Psoriasis is an immune skin disorder that causes skin cells to multiply ten times faster than normal. While psoriasis is not cancer, nor does psoriasis cause cancer, but people with psoriasis may be at higher risk of developing certain cancers in their lifetime. This study aims to investigate the risk and prevalence of cancer in patients with psoriasis and psoriatic arthritis.
This systematic review and meta-analysis of PubMed and Embase databases included 112 observational studies (n=2,053,932 patients) with psoriasis and psoriatic arthritis. The prevalence of cancer within the participants was considered. The primary outcome of the study was the prevalence, incidence, and risk estimate for an overall and specific cancer.

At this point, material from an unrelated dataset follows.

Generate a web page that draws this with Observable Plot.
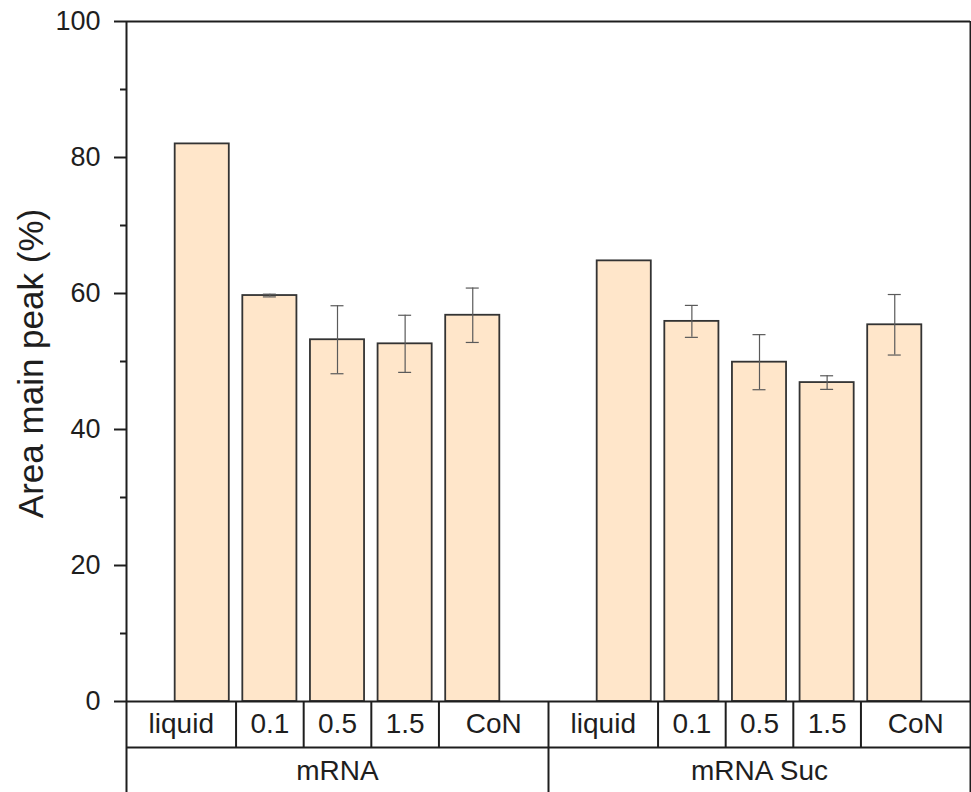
<!DOCTYPE html>
<html>
<head>
<meta charset="utf-8">
<script src="https://cdn.jsdelivr.net/npm/d3@7"></script>
<script src="https://cdn.jsdelivr.net/npm/@observablehq/plot@0.6"></script>
<style>
  html, body { margin: 0; padding: 0; background: #fff; }
  #chart { width: 971px; height: 792px; overflow: hidden; }
</style>
</head>
<body>
<div id="chart"></div>
<script>
// ---- data ----
const groups = ["mRNA", "mRNA Suc"];
const categories = ["liquid", "0.1", "0.5", "1.5", "CoN"];
const mRNAValues = [82.0, 59.7, 53.2, 52.6, 56.8];
const mRNAErrors = [0, 0.2, 5.0, 4.2, 4.0];
const sucValues = [64.8, 55.9, 49.9, 46.9, 55.4];
const sucErrors = [0, 2.35, 4.05, 1.0, 4.45];
const yMajorTicks = [0, 20, 40, 60, 80, 100];
const yMinorTicks = [10, 30, 50, 70, 90];
const yLabel = "Area main peak (%)";

const valuesByGroup = [mRNAValues, sucValues];
const errorsByGroup = [mRNAErrors, sucErrors];
const rows = groups.flatMap((g, gi) =>
  categories.map((c, i) => ({group: g, cat: c, value: valuesByGroup[gi][i], err: errorsByGroup[gi][i]}))
);
const errRows = rows.filter(d => d.err > 0);

// ---- layout ----
const W = 971, H = 792;
const mL = 126, mR = 1, mT = 21, mB = 91;
const pInner = 0.2, pOuter = 0.72;
const facetW = (W - mL - mR) / groups.length;
const step = facetW / (categories.length - pInner + 2 * pOuter);
const bandW = step * (1 - pInner);
const edgeOff = step * pOuter + bandW / 2;
const edgeLabelShift = (edgeOff - step / 2) / 2;
const pxPerUnit = (H - mT - mB) / 100;
const rowPx = 46;
const rowU = rowPx / pxPerUnit;

const ink = "#1e1e1e";
const lineW = 2;
const font = "'Liberation Sans', Arial, Helvetica, sans-serif";

const firstCat = categories[0], lastCat = categories[categories.length - 1];
const innerDividers = rows.filter(d => d.cat !== firstCat);
const leftEdges = groups.map(g => ({group: g, cat: firstCat}));
const rightEdges = [{group: groups[groups.length - 1], cat: lastCat}];
const firstLabels = rows.filter(d => d.cat === firstCat);
const lastLabels = rows.filter(d => d.cat === lastCat);
const midLabels = rows.filter(d => d.cat !== firstCat && d.cat !== lastCat);

const labelOpts = {fx: "group", x: "cat", frameAnchor: "bottom", lineAnchor: "middle", textAnchor: "middle", dy: 23, text: "cat", fontSize: 28, fill: ink};

const chart = Plot.plot({
  width: W,
  height: H,
  marginLeft: mL,
  marginRight: mR,
  marginTop: mT,
  marginBottom: mB,
  style: {fontFamily: font, background: "#fff", color: ink, overflow: "visible"},
  fx: {domain: groups, padding: 0, axis: null, round: false},
  x: {domain: categories, paddingInner: pInner, paddingOuter: pOuter, axis: null, round: false},
  y: {domain: [0, 100], axis: null},
  marks: [
    Plot.barY(rows, {fx: "group", x: "cat", y: "value", fill: "#FFE6CA", stroke: "#333", strokeWidth: 1.8}),
    Plot.ruleX(errRows, {fx: "group", x: "cat", y1: d => d.value - d.err, y2: d => d.value + d.err, stroke: "#5a5a5a", strokeWidth: 1.2}),
    Plot.tickY(errRows, {fx: "group", x: "cat", y: d => d.value + d.err, insetLeft: (bandW - 13) / 2, insetRight: (bandW - 13) / 2, stroke: "#5a5a5a", strokeWidth: 1.2}),
    Plot.tickY(errRows, {fx: "group", x: "cat", y: d => d.value - d.err, insetLeft: (bandW - 13) / 2, insetRight: (bandW - 13) / 2, stroke: "#5a5a5a", strokeWidth: 1.2}),
    // frame and table lines
    Plot.ruleY([100], {stroke: ink, strokeWidth: lineW}),
    Plot.ruleY([0], {stroke: ink, strokeWidth: lineW}),
    Plot.ruleY([-rowU], {stroke: ink, strokeWidth: lineW}),
    Plot.ruleX(innerDividers, {fx: "group", x: "cat", dx: -step / 2, y1: 0, y2: -rowU, stroke: ink, strokeWidth: lineW}),
    Plot.ruleX(leftEdges, {fx: "group", x: "cat", dx: -edgeOff, y1: d => d.group === groups[0] ? 100 : 0, y2: -2 * rowU, stroke: ink, strokeWidth: lineW}),
    Plot.ruleX(rightEdges, {fx: "group", x: "cat", dx: edgeOff, y1: 100, y2: -2 * rowU, stroke: ink, strokeWidth: lineW}),
    // y axis
    Plot.axisY({ticks: yMajorTicks, tickSize: 12, tickPadding: 14, fontSize: 27, stroke: ink, strokeWidth: lineW, label: null}),
    Plot.axisY({ticks: yMinorTicks, tickSize: 6, text: null, stroke: ink, strokeWidth: lineW, label: null}),
    Plot.text([yLabel], {fx: () => groups[0], frameAnchor: "left", textAnchor: "middle", lineAnchor: "middle", rotate: -90, dx: -95, dy: 2, fontSize: 35, text: d => d, fill: ink}),
    // table labels (centred in their cells)
    Plot.text(midLabels, labelOpts),
    Plot.text(firstLabels, {...labelOpts, dx: -edgeLabelShift}),
    Plot.text(lastLabels, {...labelOpts, dx: edgeLabelShift}),
    Plot.text(groups, {fx: d => d, frameAnchor: "bottom", lineAnchor: "middle", textAnchor: "middle", dy: 23 + rowPx + 1, text: d => d, fontSize: 28, fill: ink})
  ]
});
document.getElementById("chart").appendChild(chart);
</script>
</body>
</html>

The findings suggested a 4.78% prevalence of cancer in patients with psoriasis, with an incidence rate of 11.75 per 1,000 person-years (risk ratio 1.21). Cancers with the highest risk were keratinocyte cancer (2.28), lymphomas (1.56), lung cancer (1.26), and bladder cancer (1.12). The findings indicated no significant association between psoriatic arthritis and the increased risk of cancer (RR 1.02).
The research concluded that patients with psoriasis were at a higher risk of developing certain cancers, primarily keratinocyte cancer, lymphomas, lung cancer, and bladder cancer. Psoriatic arthritis, however, was not associated with a higher risk.